While only a small proportion of the genome codes for proteins and regulatory RNAs, cis-regulatory elements (CREs), the DNA sequences controlling the expression of the coding segments, are located in the vast non-coding portion of the genome
1. It is therefore not surprising that genome-wide association (GWA) studies are linking an increasing number of human diseases to non-coding DNA, most likely with regulatory function (reviewed in
2,3). However, in these cases, the assignation of the candidate disease gene may not be straightforward: CREs can act at long distances, and their target gene may not be the one closest to the CRE (see, for example,
4). Thereby, methods for predicting which gene, or genes are under regulation by particular non-coding genome segments should help in the identification of the candidate disease gene in cases where the lesion lies in non-coding regions.
Research from many laboratories has shown that the 11 zinc-finger nuclear factor CCCTC-binding protein (CTCF) contributes to the regulation of gene expression and higher order organization of the genome
5. CTCF is evolutionarily conserved and widely distributed along the vertebrate and
Drosophila genomes
6–9. Although at present the primary function(s) of CTCF cannot be directly derived from its genomic distribution, some of the CTCF-bound sites are well known to function as regulatory boundaries, confining the range of actions of CREs to genes within those boundaries (reviewed in
5,10). Different cofactors are able to interact with CTCF, including the SNF2-like chromodomain helicase CHD8 and, more recently, the DEAD-box RNA helicase p68
11,12. CTCF also binds to the cohesin complex at a large number of genomic sites
13–15. Indeed, at several loci, cohesin complex seems to regulate this insulator activity
13–15. Constitutive CTCF-bound sites are more likely to serve this function, while more labile sites may be involved in tissue specific gene expression regulation. In fact, a proportion of CTCF sites have been shown to be constitutively occupied in several human cell types and even to be conserved between human and mice cell types
7,16. This conservation might extend even further evolutionarily, since the development of the shared body plan of vertebrates is controlled by an also shared set of transcription factors and signaling molecules deployed in similar patterns
17. However, genome-wide CTCF distribution has not yet been examined outside mammals. If CTCF-bound sites are found at syntenic positions in different vertebrates, these evolutionary conserved boundaries could be used to resolve ambiguous associations of target genes affected by mutation in non-coding regions in human diseases, as is the case of Multiple Sclerosis and the
GFI1 and
EVI5 genes.
Multiple Sclerosis (MS, [MIM 126200]) is the most common progressive and disabling neurological condition affecting young adults in the world today. The overall prevalence of MS ranges from 2 to 150 per 100,000 individuals. Pathogenetically, MS is considered an autoimmune disease leading to the demyelination of central nervous system axons
18. From a genetic point of view, MS is considered a complex disorder resulting from a combination of genetic and non-genetic factors
19. In addition to the human leukocyte antigen (HLA), which is recognized as the strongest locus for MS in most populations, other genetic factors involved in MS have remained elusive until the arrival of Genome-Wide Association Studies (GWAS) (The MSGene Database.

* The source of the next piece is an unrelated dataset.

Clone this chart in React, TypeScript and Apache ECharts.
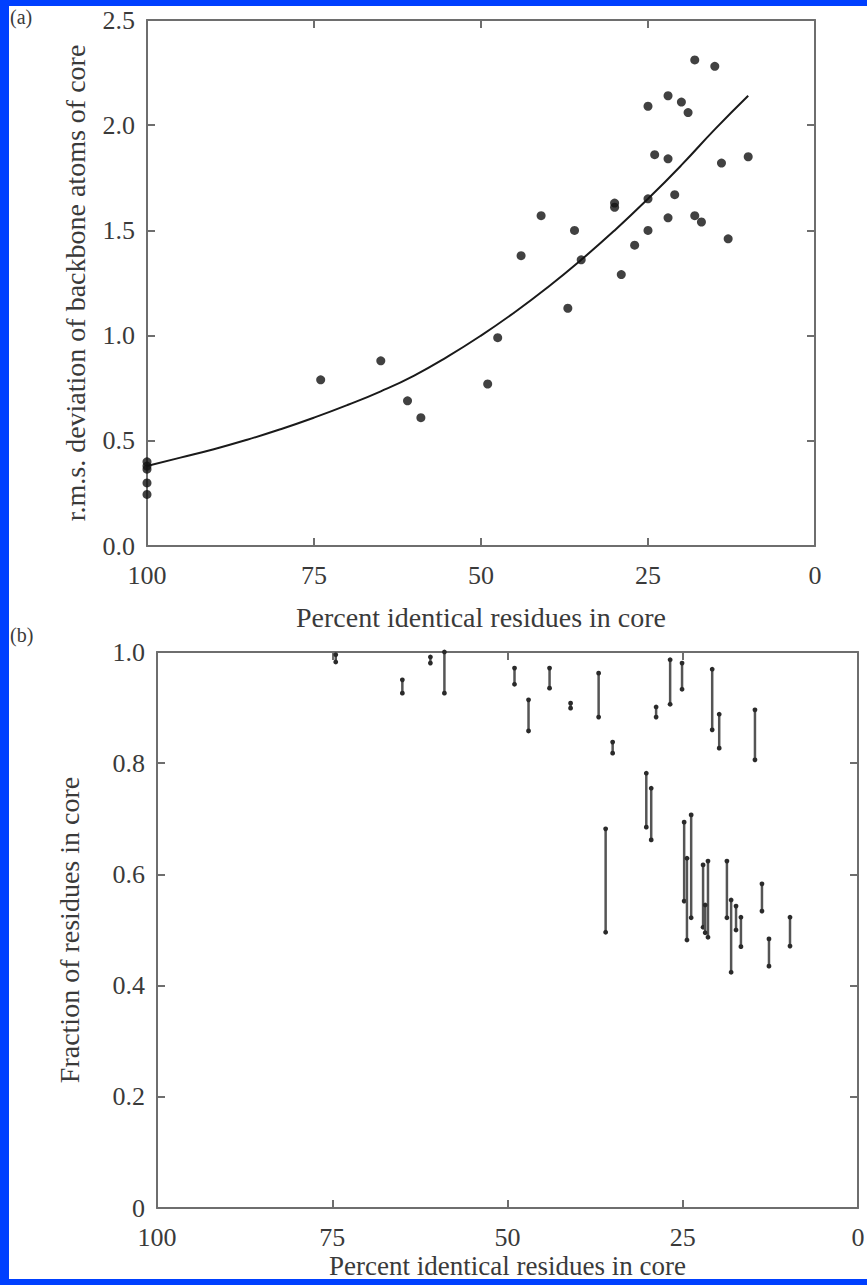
import React, { useEffect, useRef } from "react";
import * as echarts from "echarts";

// Panel (a): r.m.s. deviation vs percent identity
const identityA = [100, 100, 100, 100, 100, 74, 65, 61, 59, 49, 47.5, 44, 41, 37, 36, 35, 30, 30, 29, 27, 25, 25, 25, 24, 22, 22, 22, 21, 20, 19, 18, 18, 17, 15, 14, 13, 10];
const rmsA = [0.4, 0.38, 0.365, 0.3, 0.245, 0.79, 0.88, 0.69, 0.61, 0.77, 0.99, 1.38, 1.57, 1.13, 1.5, 1.36, 1.63, 1.61, 1.29, 1.43, 2.09, 1.65, 1.5, 1.86, 2.14, 1.84, 1.56, 1.67, 2.11, 2.06, 2.31, 1.57, 1.54, 2.28, 1.82, 1.46, 1.85];

// Fitted curve
const curveX = [100, 95, 90, 85, 80, 75, 70, 65, 60, 55, 50, 45, 40, 35, 30, 25, 20, 15, 10];
const curveY = [0.38, 0.42, 0.46, 0.505, 0.555, 0.61, 0.67, 0.735, 0.81, 0.9, 1.0, 1.11, 1.23, 1.36, 1.5, 1.65, 1.81, 1.98, 2.14];

// Panel (b): range of fraction of residues in core
const barX = [74.5, 65, 61, 59, 49, 47, 44, 41, 37, 35, 36, 30.2, 29.5, 28.8, 26.8, 25.1, 20.8, 19.8, 14.7, 24.8, 24.4, 23.8, 22.1, 21.4, 21.8, 18.7, 18.1, 17.4, 16.7, 13.7, 12.7, 9.7];
const barLow = [0.982, 0.926, 0.98, 0.926, 0.942, 0.858, 0.935, 0.899, 0.883, 0.818, 0.496, 0.685, 0.662, 0.883, 0.906, 0.933, 0.86, 0.827, 0.806, 0.552, 0.482, 0.522, 0.505, 0.487, 0.495, 0.522, 0.424, 0.5, 0.47, 0.534, 0.435, 0.471];
const barHigh = [0.995, 0.95, 0.991, 1.0, 0.971, 0.914, 0.971, 0.908, 0.962, 0.838, 0.682, 0.782, 0.755, 0.901, 0.986, 0.98, 0.969, 0.888, 0.896, 0.694, 0.629, 0.707, 0.617, 0.624, 0.545, 0.624, 0.554, 0.543, 0.523, 0.583, 0.484, 0.523];

const xTicks = [100, 75, 50, 25, 0];

const FONT = "'Liberation Serif', 'Times New Roman', serif";
const AXIS_COLOR = "#6e6e6e";
const TEXT_COLOR = "#3a3a3a";

export default function App() {
  const ref = useRef<HTMLDivElement>(null);

  useEffect(() => {
    if (!ref.current) return;
    const chart = echarts.init(ref.current, undefined, { renderer: "svg" });

    const axisLine = { show: true, onZero: false, lineStyle: { color: AXIS_COLOR, width: 2 } };
    const tickIn = { show: true, inside: true, length: 8, lineStyle: { color: AXIS_COLOR, width: 2 } };
    const labelStyle = { color: TEXT_COLOR, fontFamily: FONT, fontSize: 26 };
    const nameStyle = { color: TEXT_COLOR, fontFamily: FONT, fontSize: 28 };

    const xBase = (grid: number, gap: number, nameSize: number) => ({
      type: "value",
      gridIndex: grid,
      min: 0,
      max: 100,
      interval: 25,
      inverse: true,
      position: "bottom",
      axisLine,
      axisTick: tickIn,
      splitLine: { show: false },
      axisLabel: { ...labelStyle, margin: 16, formatter: (v: number) => (xTicks.includes(v) ? String(v) : "") },
      name: "Percent identical residues in core",
      nameLocation: "middle",
      nameGap: gap,
      nameTextStyle: { ...nameStyle, fontSize: nameSize },
    });
    const xTop = (grid: number) => ({
      type: "value",
      gridIndex: grid,
      min: 0,
      max: 100,
      interval: 25,
      inverse: true,
      position: "top",
      axisLine,
      axisTick: tickIn,
      splitLine: { show: false },
      axisLabel: { show: false },
    });
    const yRight = (grid: number, max: number, interval: number) => ({
      type: "value",
      gridIndex: grid,
      min: 0,
      max,
      interval,
      position: "right",
      axisLine,
      axisTick: tickIn,
      splitLine: { show: false },
      axisLabel: { show: false },
    });

    const option = {
      animation: false,
      backgroundColor: "#ffffff",
      grid: [
        { left: 138, top: 14, width: 668, height: 526, outerBoundsMode: "none", containLabel: false },
        { left: 148, top: 646, width: 701, height: 556, outerBoundsMode: "none", containLabel: false },
      ],
      xAxis: [xBase(0, 57, 28), xTop(0), xBase(1, 44, 27), xTop(1)],
      yAxis: [
        {
          type: "value",
          gridIndex: 0,
          min: 0,
          max: 2.5,
          interval: 0.5,
          position: "left",
          axisLine,
          axisTick: tickIn,
          splitLine: { show: false },
          axisLabel: { ...labelStyle, margin: 12, formatter: (v: number) => v.toFixed(1) },
          name: "r.m.s. deviation of backbone atoms of core",
          nameLocation: "middle",
          nameGap: 58,
          nameTextStyle: nameStyle,
        },
        yRight(0, 2.5, 0.5),
        {
          type: "value",
          gridIndex: 1,
          min: 0,
          max: 1,
          interval: 0.2,
          position: "left",
          axisLine,
          axisTick: tickIn,
          splitLine: { show: false },
          axisLabel: { ...labelStyle, margin: 12, formatter: (v: number) => (v === 0 ? "0" : v.toFixed(1)) },
          name: "Fraction of residues in core",
          nameLocation: "middle",
          nameGap: 74,
          nameTextStyle: nameStyle,
        },
        yRight(1, 1, 0.2),
      ],
      graphic: [
        { type: "text", left: 1, top: 1, style: { text: "(a)", fontFamily: FONT, fontSize: 20, fill: TEXT_COLOR } },
        { type: "text", left: 1, top: 619, style: { text: "(b)", fontFamily: FONT, fontSize: 20, fill: TEXT_COLOR } },
      ],
      series: [
        {
          type: "line",
          xAxisIndex: 0,
          yAxisIndex: 0,
          data: curveX.map((x, i) => [x, curveY[i]]),
          smooth: true,
          showSymbol: false,
          lineStyle: { color: "#1a1a1a", width: 2 },
          z: 3,
        },
        {
          type: "scatter",
          xAxisIndex: 0,
          yAxisIndex: 0,
          data: identityA.map((x, i) => [x, rmsA[i]]),
          symbol: "circle",
          symbolSize: 9,
          itemStyle: { color: "#111111" },
          z: 4,
        },
        {
          type: "custom",
          xAxisIndex: 2,
          yAxisIndex: 2,
          data: barX.map((x, i) => [x, barLow[i], barHigh[i]]),
          encode: { x: 0, y: [1, 2] },
          renderItem: (params: any, api: any) => {
            const x = api.value(0);
            const lo = api.value(1);
            const hi = api.value(2);
            const p1 = api.coord([x, hi]);
            const p2 = api.coord([x, lo]);
            return {
              type: "group",
              children: [
                {
                  type: "line",
                  shape: { x1: p1[0], y1: p1[1], x2: p2[0], y2: p2[1] },
                  style: { stroke: "#555555", lineWidth: 2.5 },
                },
                { type: "circle", shape: { cx: p1[0], cy: p1[1], r: 2.4 }, style: { fill: "#2a2a2a" } },
                { type: "circle", shape: { cx: p2[0], cy: p2[1], r: 2.4 }, style: { fill: "#2a2a2a" } },
              ],
            };
          },
          z: 3,
        },
      ],
    };

    chart.setOption(option as any);
    return () => chart.dispose();
  }, []);

  return (
    <div style={{ position: "fixed", left: 0, top: 0, width: 867, height: 1285, background: "#0040ff", overflow: "hidden" }}>
      <div ref={ref} style={{ position: "absolute", left: 9, top: 6, width: 858, height: 1273, background: "#ffffff" }} />
    </div>
  );
}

http://www.msgene.org/.). To date, seven GWAS have been performed for MS; even though study design and results vary substantially between experiments, some new susceptibility genes have been identified and replicated using this approach
20. However, even after convincing replications, the localization of the causal variant(s) of most of these loci remains to be determined. Several GWAS found a set of MS-associated polymorphisms belonging to the same linkage disequilibrium block located in a region containing the
GFI1 (growth factor-independent 1),
EVI5 (ecotropic viral integration site 5),
RPL5 (ribosomal proteinL5) and
FAM69 (family with sequence similarity 69)
21,22,23. A fine mapping of this genomic region was performed pointing to polymorphisms located within the 17th intron of the
EVI5 gene as the most probable causal variants of the association
24. However, these findings did not clarify the functional role of this
EVI5 risk region. Our analysis of the CTCF sites within this genetic block indicates that the 17th intron of the
EVI5 gene likely belongs to the
GFI1, and not the
EVI5, regulatory domain. We further demonstrate that this intron indeed contains CREs that contact the
GFI1, but not the
EVI5, gene. We finally show that increased
GFI1, but not
EVI5, expression is associated by the MS risk haplotype. We therefore conclude that
GFI1, and not
EVI5, is the causal gene associated to MS.